_Provided data_
>>>>>
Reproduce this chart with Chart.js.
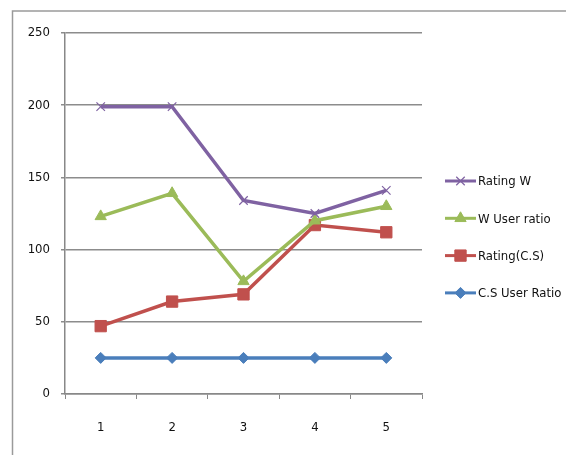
<!DOCTYPE html>
<html><head><meta charset="utf-8">
<script src="https://cdn.jsdelivr.net/npm/chart.js@4/dist/chart.umd.min.js"></script>
<style>html,body{margin:0;padding:0;background:#fff;}#wrap{width:566px;height:455px;position:relative;}</style>
</head><body><div id="wrap"><canvas id="c" width="566" height="455"></canvas></div>
<script>
const categories = ['1','2','3','4','5'];
const ratingW = [199, 199, 134, 125, 141];
const wUserRatio = [123, 139, 78, 120, 130];
const ratingCS = [47, 64, 69, 117, 112];
const csUserRatio = [25, 25, 25, 25, 25];
const seriesNames = ['Rating W', 'W User ratio', 'Rating(C.S)', 'C.S User Ratio'];
const yTicks = [0, 50, 100, 150, 200, 250];

const FONT = "'DejaVu Sans Condensed','DejaVu Sans',sans-serif";

const frame = {
  id: 'frame',
  beforeDraw(chart) {
    const ctx = chart.ctx;
    ctx.save();
    ctx.fillStyle = '#fff';
    ctx.fillRect(0, 0, chart.width, chart.height);
    ctx.strokeStyle = '#9a9a9a';
    ctx.lineWidth = 1.5;
    ctx.beginPath();
    ctx.moveTo(12.5, chart.height);
    ctx.lineTo(12.5, 11);
    ctx.lineTo(chart.width, 11);
    ctx.stroke();
    ctx.restore();
  }
};

const legendPlugin = {
  id: 'customLegend',
  afterDraw(chart) {
    const ctx = chart.ctx;
    ctx.save();
    chart.data.datasets.forEach((ds, i) => {
      const y = 181 + i * 37.3;
      ctx.strokeStyle = ds.borderColor;
      ctx.lineWidth = 3;
      ctx.beginPath();
      ctx.moveTo(445, y);
      ctx.lineTo(476, y);
      ctx.stroke();
      ctx.fillStyle = ds.backgroundColor;
      ctx.strokeStyle = ds.borderColor;
      ctx.lineWidth = ds.pointBorderWidth || 1;
      Chart.helpers.drawPoint(ctx, {pointStyle: ds.pointStyle, radius: ds.pointRadius, rotation: 0, borderWidth: ds.pointBorderWidth || 1}, 460.5, y);
      ctx.fillStyle = '#111';
      ctx.font = '13px ' + FONT;
      ctx.textAlign = 'left';
      ctx.textBaseline = 'middle';
      ctx.fillText(ds.label, 478, y + 1);
    });
    ctx.restore();
  }
};

new Chart(document.getElementById('c'), {
  type: 'line',
  data: {
    labels: categories,
    datasets: [
      {label: seriesNames[0], data: ratingW, borderColor: '#7f62a2', backgroundColor: '#7f62a2', pointStyle: 'crossRot', pointRadius: 6, pointBorderWidth: 1.2, borderWidth: 3.5},
      {label: seriesNames[1], data: wUserRatio, borderColor: '#9bbb59', backgroundColor: '#9bbb59', pointStyle: 'triangle', pointRadius: 6.5, pointBorderWidth: 1, borderWidth: 3.5},
      {label: seriesNames[2], data: ratingCS, borderColor: '#c0504d', backgroundColor: '#c0504d', pointStyle: 'rect', pointRadius: 8, pointBorderWidth: 1, borderWidth: 3.5},
      {label: seriesNames[3], data: csUserRatio, borderColor: '#4a7ebb', backgroundColor: '#4a7ebb', pointStyle: 'rectRot', pointRadius: 5.5, pointBorderWidth: 1, borderWidth: 3.5}
    ]
  },
  options: {
    responsive: false,
    animation: false,
    events: [],
    layout: {padding: {top: 33, right: 144, bottom: 0, left: 0}},
    plugins: {legend: {display: false}, tooltip: {enabled: false}},
    elements: {line: {tension: 0}},
    scales: {
      x: {
        offset: true,
        grid: {offset: true, drawOnChartArea: false, drawTicks: true, tickLength: 5, color: '#888'},
        border: {color: '#888', width: 1.5},
        ticks: {padding: 21, color: '#111', font: {family: FONT, size: 13}},
        afterFit(s) { s.height = 61; }
      },
      y: {
        min: 0, max: 250,
        afterBuildTicks(s) { s.ticks = yTicks.map(v => ({value: v})); },
        grid: {color: '#8c8c8c', lineWidth: 1.5, tickLength: 4},
        border: {color: '#888', width: 1.5},
        ticks: {padding: 11, color: '#111', font: {family: FONT, size: 13}},
        afterFit(s) { s.width = 65; }
      }
    }
  },
  plugins: [frame, legendPlugin]
});
</script></body></html>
<<<<<
_Stated task_
Write out the full set of lines verbatim, without the pictures.

_Problem solution_
Reproduce this chart with Chart.js.
<!DOCTYPE html>
<html><head><meta charset="utf-8">
<script src="https://cdn.jsdelivr.net/npm/chart.js@4/dist/chart.umd.min.js"></script>
<style>html,body{margin:0;padding:0;background:#fff;}#wrap{width:566px;height:455px;position:relative;}</style>
</head><body><div id="wrap"><canvas id="c" width="566" height="455"></canvas></div>
<script>
const categories = ['1','2','3','4','5'];
const ratingW = [199, 199, 134, 125, 141];
const wUserRatio = [123, 139, 78, 120, 130];
const ratingCS = [47, 64, 69, 117, 112];
const csUserRatio = [25, 25, 25, 25, 25];
const seriesNames = ['Rating W', 'W User ratio', 'Rating(C.S)', 'C.S User Ratio'];
const yTicks = [0, 50, 100, 150, 200, 250];

const FONT = "'DejaVu Sans Condensed','DejaVu Sans',sans-serif";

const frame = {
  id: 'frame',
  beforeDraw(chart) {
    const ctx = chart.ctx;
    ctx.save();
    ctx.fillStyle = '#fff';
    ctx.fillRect(0, 0, chart.width, chart.height);
    ctx.strokeStyle = '#9a9a9a';
    ctx.lineWidth = 1.5;
    ctx.beginPath();
    ctx.moveTo(12.5, chart.height);
    ctx.lineTo(12.5, 11);
    ctx.lineTo(chart.width, 11);
    ctx.stroke();
    ctx.restore();
  }
};

const legendPlugin = {
  id: 'customLegend',
  afterDraw(chart) {
    const ctx = chart.ctx;
    ctx.save();
    chart.data.datasets.forEach((ds, i) => {
      const y = 181 + i * 37.3;
      ctx.strokeStyle = ds.borderColor;
      ctx.lineWidth = 3;
      ctx.beginPath();
      ctx.moveTo(445, y);
      ctx.lineTo(476, y);
      ctx.stroke();
      ctx.fillStyle = ds.backgroundColor;
      ctx.strokeStyle = ds.borderColor;
      ctx.lineWidth = ds.pointBorderWidth || 1;
      Chart.helpers.drawPoint(ctx, {pointStyle: ds.pointStyle, radius: ds.pointRadius, rotation: 0, borderWidth: ds.pointBorderWidth || 1}, 460.5, y);
      ctx.fillStyle = '#111';
      ctx.font = '13px ' + FONT;
      ctx.textAlign = 'left';
      ctx.textBaseline = 'middle';
      ctx.fillText(ds.label, 478, y + 1);
    });
    ctx.restore();
  }
};

new Chart(document.getElementById('c'), {
  type: 'line',
  data: {
    labels: categories,
    datasets: [
      {label: seriesNames[0], data: ratingW, borderColor: '#7f62a2', backgroundColor: '#7f62a2', pointStyle: 'crossRot', pointRadius: 6, pointBorderWidth: 1.2, borderWidth: 3.5},
      {label: seriesNames[1], data: wUserRatio, borderColor: '#9bbb59', backgroundColor: '#9bbb59', pointStyle: 'triangle', pointRadius: 6.5, pointBorderWidth: 1, borderWidth: 3.5},
      {label: seriesNames[2], data: ratingCS, borderColor: '#c0504d', backgroundColor: '#c0504d', pointStyle: 'rect', pointRadius: 8, pointBorderWidth: 1, borderWidth: 3.5},
      {label: seriesNames[3], data: csUserRatio, borderColor: '#4a7ebb', backgroundColor: '#4a7ebb', pointStyle: 'rectRot', pointRadius: 5.5, pointBorderWidth: 1, borderWidth: 3.5}
    ]
  },
  options: {
    responsive: false,
    animation: false,
    events: [],
    layout: {padding: {top: 33, right: 144, bottom: 0, left: 0}},
    plugins: {legend: {display: false}, tooltip: {enabled: false}},
    elements: {line: {tension: 0}},
    scales: {
      x: {
        offset: true,
        grid: {offset: true, drawOnChartArea: false, drawTicks: true, tickLength: 5, color: '#888'},
        border: {color: '#888', width: 1.5},
        ticks: {padding: 21, color: '#111', font: {family: FONT, size: 13}},
        afterFit(s) { s.height = 61; }
      },
      y: {
        min: 0, max: 250,
        afterBuildTicks(s) { s.ticks = yTicks.map(v => ({value: v})); },
        grid: {color: '#8c8c8c', lineWidth: 1.5, tickLength: 4},
        border: {color: '#888', width: 1.5},
        ticks: {padding: 11, color: '#111', font: {family: FONT, size: 13}},
        afterFit(s) { s.width = 65; }
      }
    }
  },
  plugins: [frame, legendPlugin]
});
</script></body></html>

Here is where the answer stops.